Thursday, 7 July 2011

The cult of beauty

The Aesthetic Movement in Britain from 1860 to 1900 is the subject of this exhibition at the Victoria and Albert Museum. The aim of the Movement was to escape the ugliness and materialism of the early Victorian age and find a new beauty. Their aim was ‘art for art’s sake’. I was interested in the exhibition because the models used by the artists (Rossetti, Burne-Jones, Morris and Leighton) seemed to be at odds with conventional ideas of mid-Victorian demure femininity. However, it was not until the 1880s that the Aestheticism became mainstream, until then the movement was still seen as the ‘preserve of self-regarding and possibly immoral cliques’ according to the brochure accompanying the exhibition. It may also be relevant that the themes most of these painters followed were of an imagined past, medieval in the case of Burne-Jones and Greek in the case of Frederick Leighton, rather than the contemporary. While James McNeill Whistler, who did paint contemporary women in their homes, produced more demure images. The final part of the exhibition showing the development of furnishing fabrics, wallpaper and furniture shows that the artists of the Aesthetic Movement were successful in their quest for ‘art for art’s sake’ and that their aesthetic design have stood the test of time, and are still sold today.

Treasures of heaven

This theme of this exhibition at the British Museum is saints, relics and devotion in medieval Europe. It is a strange mixture of the beautiful and the ghoulish – intricately worked gold and jewel encrusted artefacts containing body parts and secretions. However, it makes an aesthetically pleasing and engaging exhibition, housed in the old Reading Room, open to the church-like ceiling, with subdued lighting and surrounded by chanting music. St Helena (the mother of Constantine) converted to Christianity and was the first collector of relics. She travelled to Jerusalem where (a miracle in itself) she discovered the true cross and the crown of thorns, more than 300 years after the crucifixion.

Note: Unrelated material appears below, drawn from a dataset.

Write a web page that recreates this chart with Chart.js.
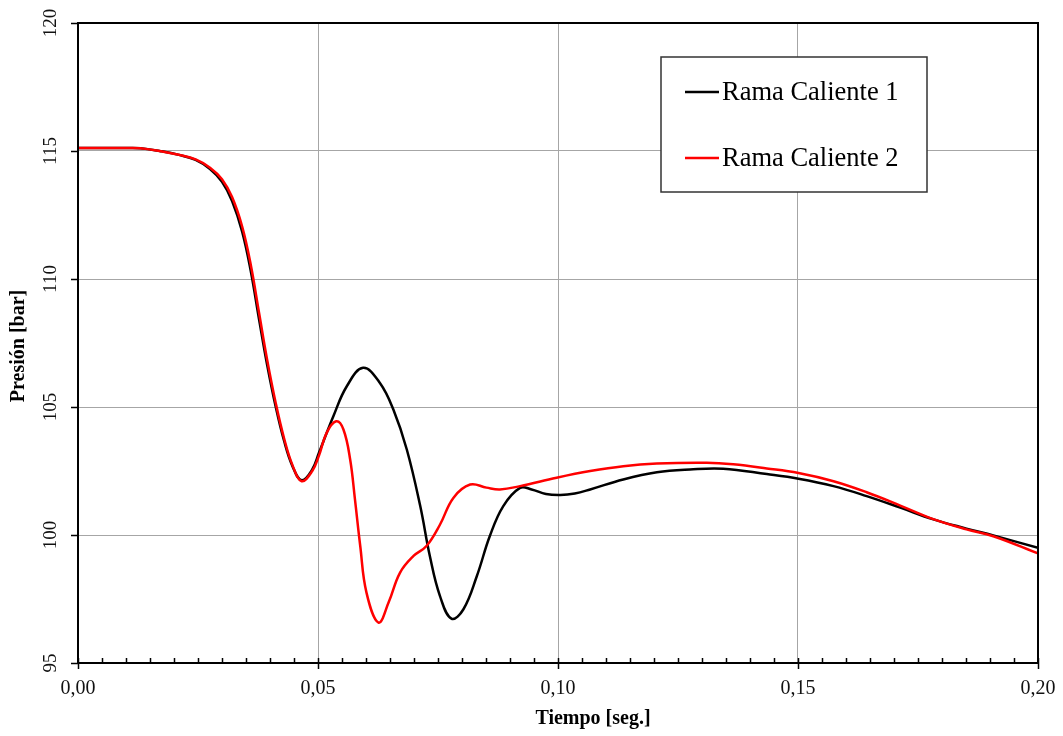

An edict by a pope about 700 years later made it compulsory for an altar to contain a relic before it could be consecrated, leading to an expansion in the trade in relics and a growth in pilgrimages to popular shrines. The workmanship in many of these artefacts is stunning. Many of them are large and would have been the centre piece of an altar but I particularly admired some of the small reliquary pendants. One in particular, composed of several layers of enamelled scenes from the life of Christ, containing a sacred thorn and decorated with precious gems, seemed to sum up the role of the relic. It was beautifully made and designed, contained so much symbolism and yet could be held quietly in the palm of the hand for devotional prayer.